The drainage commenced on the 1st of February 1825. Steam-engines were not employed upon it, on account of the scarcity of fuel; but eight Malacates (horse-whims) of the largest kind were erected round the Tiro General, and kept at work day and night without intermission for twenty-one months, in which time they lowered the water 185 varas. As it descended, the levels which became accessible were repaired, and ores raised wherever veins of any promise appeared; and such was the vigour and activity with which these operations were carried on, that, (as I have already stated) a "Barra," or share in the Valenciana, which, in 1824, would not have sold for 20,000 dollars, was thought by the natives to be worth 100,000 dollars at the time of my visit. It is indeed true, that the difficulties of the drainage increase in proportion to the depth from which the water must be raised; but then they diminish in other respects, because the mine contracts below the level of La Soledad, towards which the water was gradually descending, and the volume of water to be raised consequently decreases. Upon the whole, I saw no reason to question the probability of a favourable result, and the natives were very sanguine in their anticipations of it, fixing for the completion of the drainage the term of eighteen months. Long before this period arrives many valuable levels will be opened, which will prevent the prosecution of the enterprise from being, as it has hitherto proved, a drain upon the Association; for it is not so much in the deepest levels, (which are supposed to have exceeded the limits within which the Veta Madre of Guanajuato has proved hitherto most productive,) as in the extension of the lateral workings, that the value of the Valenciana as a mine is thought to consist. The outlay in September 1826 was 672,264 dollars, including the alimentos to the proprietors, which amount to 24,000 dollars annually.

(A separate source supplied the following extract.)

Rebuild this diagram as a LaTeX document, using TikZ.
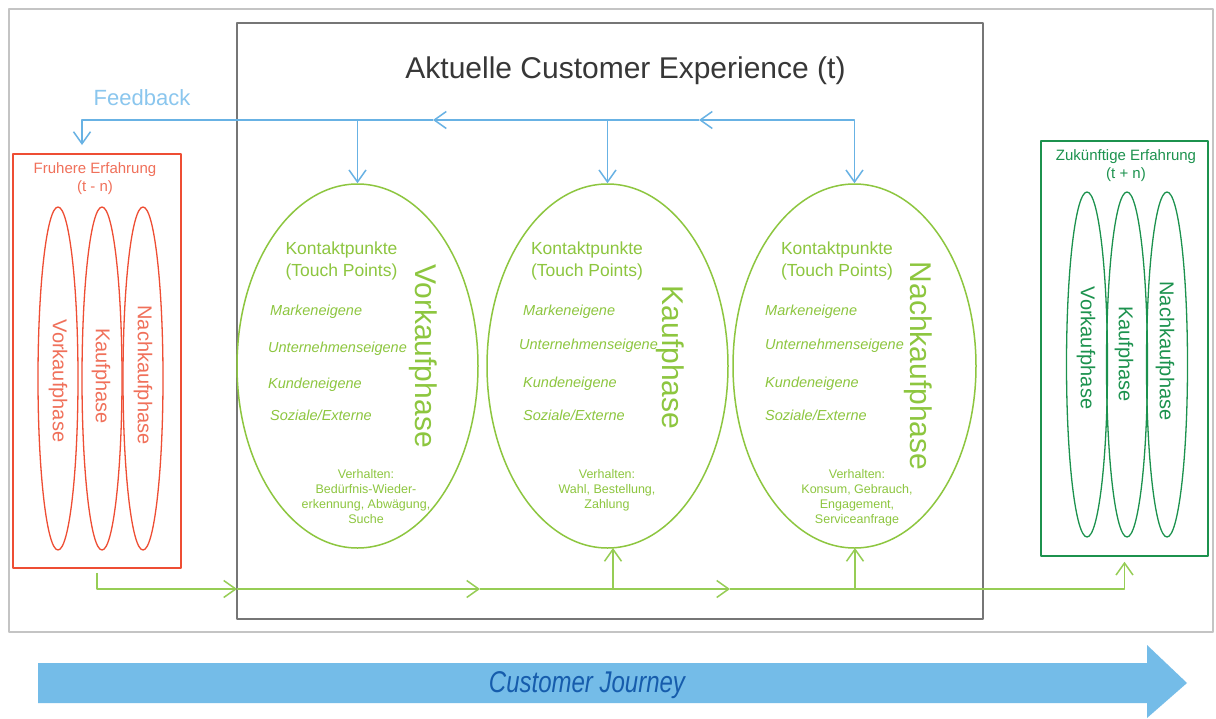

We entered the Valenciana by the Boca de Sān Căyĕtānŏ, at which the old Count Valenciana began his operations; a flight of steps, which even ladies can descend without difficulty, leads to the Capilla, about sixty varas from the surface, where passages branch off to different workings in the interior of the mine. Here a prayer is usually recited by the chief miner before a large picture of the Virgin, and after this the more fatiguing part of the excursion commences. We passed nearly five hours in exploring the different workings, the extent of which exceeds all that a person acquainted only with ordinary mines can imagine. I found the ventilation in general good, except in some "labores" where no communication with the shafts had been yet established. In these the thermometer rose to 90° and 94° of Farenheit; and the heat was very oppressive; but even close to the water's edge there was nothing like foul air. The operation of retimbering, and, in many parts, of digging out the communications anew, was proceeding rapidly, and from some levels ores were raised which produced at times silver enough very nearly to cover the weekly expences of the mine. These amounted to six thousand dollars, including both the mining operations and the malacate horses employed for the drainage, which were upwards of three hundred in number; each malacate requiring thirty horses in the twenty-four hours.

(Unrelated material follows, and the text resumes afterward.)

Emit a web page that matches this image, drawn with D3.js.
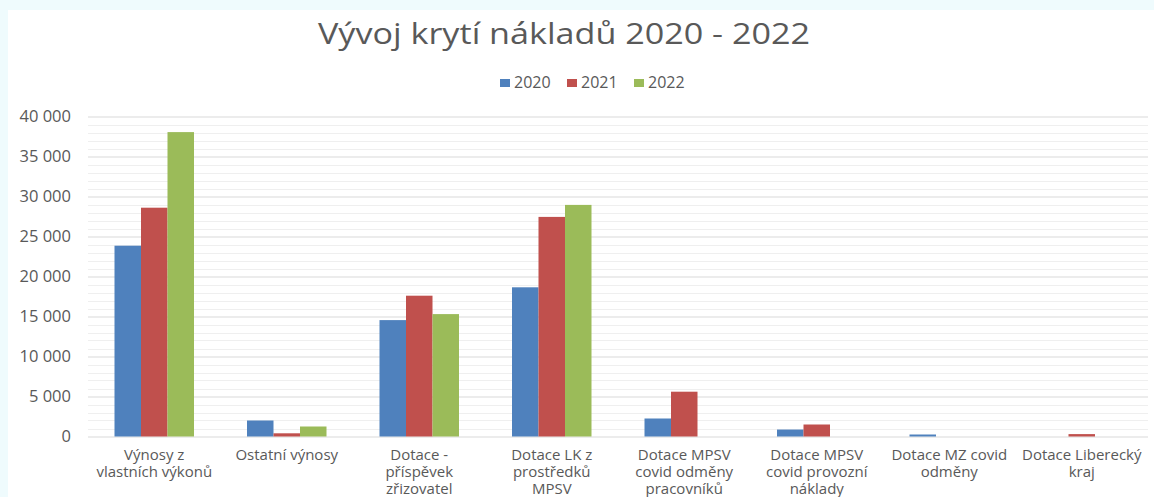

On re-ascending from the lower levels, we visited the Tiro General, which is both a wonderful and an imposing sight. Its dimensions are unnecessarily large, but it is sunk with a magnificence unparalleled in the annals of European mining, the diameter being eleven Varas. The whole of the Tiro is sunk in solid masonry, and the sixteen cueros, or leather buckets, by which the water is raised, though composed each of two bullock's hides, are lost in the immense dimensions of the shaft.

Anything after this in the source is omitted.